Feasibility of real-time graphical simulation for active monitoring of visibility-constrained construction processes

The lack of clear visibility and spatial awareness frequently results in construction accidents such as workers being struck by heavy equipment; and collisions between equipment and workers or between two pieces of equipment. In addition, certain processes such as excavation and drilling inherently pose constraints on equipment operators' abilities to clearly perceive and analyze their working environment. In this paper, the authors investigate the types of spatial interactions on construction sites and the need for graphical real-time monitoring. A computing framework is presented for monitoring interactions between mobile construction equipment and static job-site entities, workers, and other equipment. The framework is based on the use of sensor-based tracking, georeferenced models, and a resulting concurrent, evolving 3D graphical database. The developed framework enables a real-time 3D visualization scheme that provides equipment operators with graphical job-site views that are not possible through conventional on-site cameras. The two key parameters affecting a proximity monitoring framework's effectiveness are measurement error and latency.

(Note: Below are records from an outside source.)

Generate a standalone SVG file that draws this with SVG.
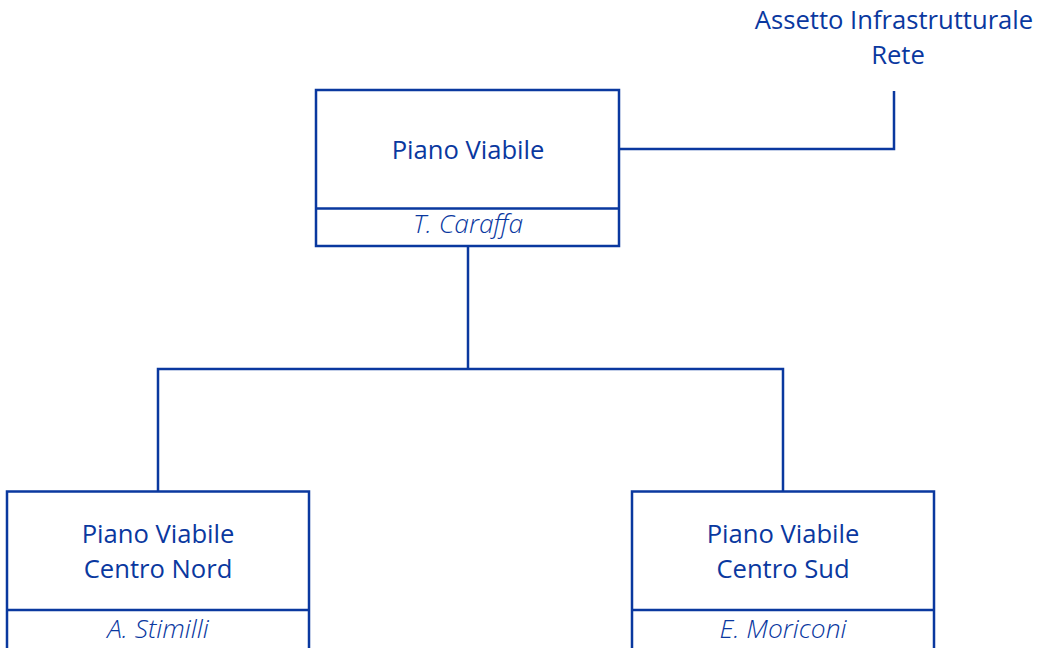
<svg xmlns="http://www.w3.org/2000/svg" width="1037" height="648" viewBox="0 0 1037 648">
<style>
.box{fill:#fff;stroke:#0a389f;stroke-width:2.5}
.ln{fill:none;stroke:#0a389f;stroke-width:2.5}
.t{font-family:"Open Sans","Noto Sans",sans-serif;font-size:25.6px;fill:#0a389f;text-anchor:middle}
.n{font-family:"Open Sans","Noto Sans",sans-serif;font-size:26.4px;font-style:italic;font-weight:300;fill:#0a389f;text-anchor:middle}
</style>
<rect width="1037" height="648" fill="#fff"/>
<g id="connectors">
<polyline class="ln" points="619,149 894,149 894,91"/>
<polyline class="ln" points="468,246 468,369"/>
<polyline class="ln" points="158,491 158,369 783,369 783,491"/>
</g>
<g id="label-assetto">
<text class="t" x="894" y="29">Assetto Infrastrutturale</text>
<text class="t" x="898" y="64">Rete</text>
</g>
<g id="node-piano-viabile">
<rect class="box" x="316" y="90" width="303" height="156"/>
<line class="ln" x1="316" y1="208.5" x2="619" y2="208.5"/>
<text class="t" x="468" y="159">Piano Viabile</text>
<text class="n" x="468" y="233">T. Caraffa</text>
</g>
<g id="node-centro-nord">
<rect class="box" x="7" y="491.5" width="302" height="170"/>
<line class="ln" x1="7" y1="610" x2="309" y2="610"/>
<text class="t" x="158" y="543">Piano Viabile</text>
<text class="t" x="158" y="578">Centro Nord</text>
<text class="n" x="158" y="638">A. Stimilli</text>
</g>
<g id="node-centro-sud">
<rect class="box" x="632" y="491.5" width="302" height="170"/>
<line class="ln" x1="632" y1="610" x2="934" y2="610"/>
<text class="t" x="783" y="543">Piano Viabile</text>
<text class="t" x="783" y="578">Centro Sud</text>
<text class="n" x="783" y="638">E. Moriconi</text>
</g>
</svg>
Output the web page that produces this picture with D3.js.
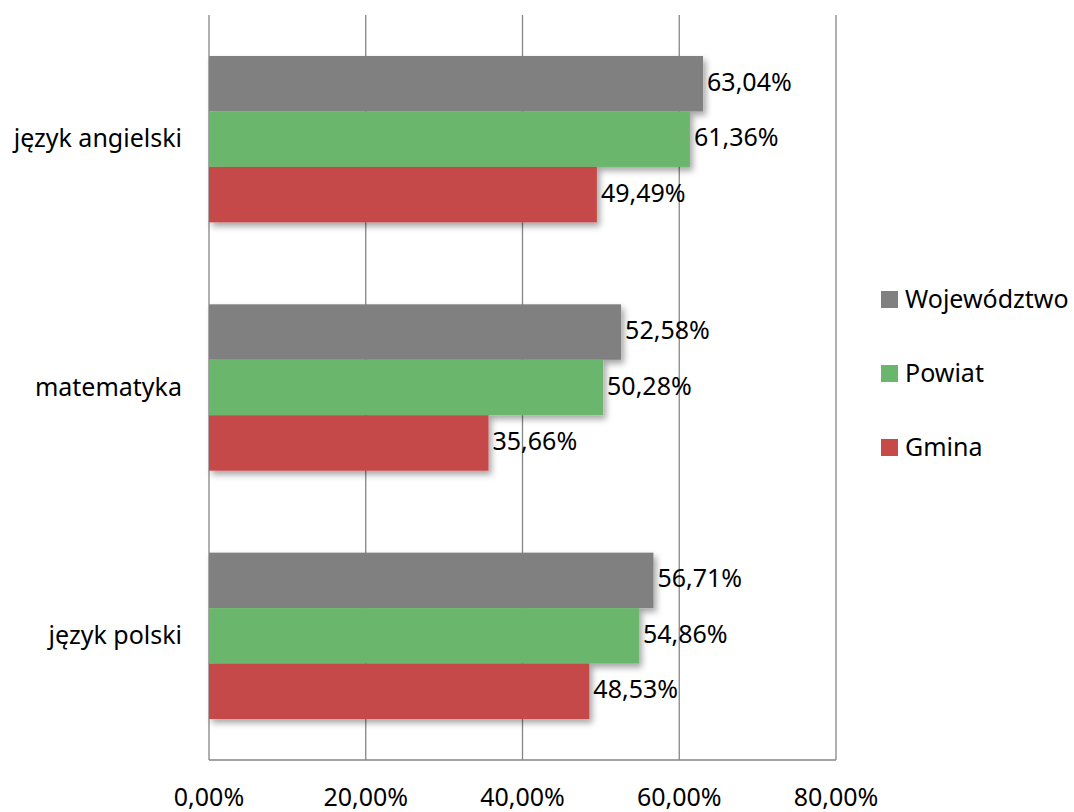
<!DOCTYPE html>
<html>
<head>
<meta charset="utf-8">
<script src="https://cdn.jsdelivr.net/npm/d3@7"></script>
<style>
  body { margin: 0; background: #fff; }
  svg { display: block; font-family: "Noto Sans", "Open Sans", sans-serif; }
</style>
</head>
<body>
<svg id="chart" width="1074" height="812"></svg>
<script>
const categories = ["język angielski", "matematyka", "język polski"];
const seriesNames = ["Województwo", "Powiat", "Gmina"];
const wojewodztwo = [63.04, 52.58, 56.71];
const powiat = [61.36, 50.28, 54.86];
const gmina = [49.49, 35.66, 48.53];
const xTicks = [0, 20, 40, 60, 80];
const colors = ["#808080", "#6bb66d", "#c64a48"];

const seriesValues = [wojewodztwo, powiat, gmina];

const svg = d3.select("#chart");
const pLeft = 209, pRight = 836, pTop = 15, pBottom = 760;
const fs = 25;

const x = d3.scaleLinear().domain([0, 80]).range([pLeft, pRight]);
const y = d3.scaleBand().domain(categories).range([pTop, pBottom]).paddingInner(0.33).paddingOuter(0.165);
const ySub = d3.scaleBand().domain(seriesNames).range([0, y.bandwidth()]);

const fmt = v => v.toFixed(2).replace(".", ",") + "%";

// shadow filter
const defs = svg.append("defs");
const f = defs.append("filter").attr("id", "shadow").attr("x", "-10%").attr("y", "-20%").attr("width", "130%").attr("height", "150%");
f.append("feDropShadow").attr("dx", 3).attr("dy", 4).attr("stdDeviation", 3).attr("flood-color", "#000").attr("flood-opacity", 0.35);

// gridlines
svg.append("g").selectAll("line").data(xTicks).join("line")
  .attr("x1", d => x(d)).attr("x2", d => x(d))
  .attr("y1", pTop).attr("y2", pBottom)
  .attr("stroke", "#868686").attr("stroke-width", 1.3);

// bottom axis line
svg.append("line").attr("x1", pLeft).attr("x2", pRight).attr("y1", pBottom).attr("y2", pBottom)
  .attr("stroke", "#868686").attr("stroke-width", 1.3);

// bars
const barG = svg.append("g").attr("filter", "url(#shadow)");
categories.forEach((c, ci) => {
  seriesNames.forEach((s, si) => {
    const v = seriesValues[si][ci];
    barG.append("rect")
      .attr("x", x(0)).attr("y", y(c) + ySub(s))
      .attr("width", x(v) - x(0)).attr("height", ySub.bandwidth())
      .attr("fill", colors[si]);
  });
});

// value labels
const lblG = svg.append("g");
categories.forEach((c, ci) => {
  seriesNames.forEach((s, si) => {
    const v = seriesValues[si][ci];
    lblG.append("text")
      .attr("x", x(v) + 4)
      .attr("y", y(c) + ySub(s) + ySub.bandwidth() / 2 + 7)
      .attr("font-size", fs).attr("fill", "#000")
      .text(fmt(v));
  });
});

// category labels
svg.append("g").selectAll("text").data(categories).join("text")
  .attr("x", pLeft - 27)
  .attr("y", d => y(d) + y.bandwidth() / 2 + 8)
  .attr("text-anchor", "end").attr("font-size", fs).attr("fill", "#000")
  .text(d => d);

// x tick labels
svg.append("g").selectAll("text").data(xTicks).join("text")
  .attr("x", d => x(d)).attr("y", 806)
  .attr("text-anchor", "middle").attr("font-size", fs).attr("fill", "#000")
  .text(d => d.toFixed(2).replace(".", ",") + "%");

// legend
const leg = svg.append("g");
seriesNames.forEach((s, i) => {
  const ly = 291 + i * 74;
  leg.append("rect").attr("x", 881).attr("y", ly).attr("width", 17).attr("height", 17).attr("fill", colors[i]);
  leg.append("text").attr("x", 905).attr("y", ly + 17).attr("font-size", fs).attr("fill", "#000").text(s);
});
</script>
</body>
</html>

Measurement error refers to the error in proximity computation-with respect to ground truth or theoretically expected values. Latency is a difference in the time between when an event occurs in the real world and when a proximity monitoring framework provides output to warning systems that end users depend upon. Results from validation experiments conducted to analyze the achievable measurement error and latency of the monitoring framework using indoor GPS tracking as a ground truth system are also presented and discussed.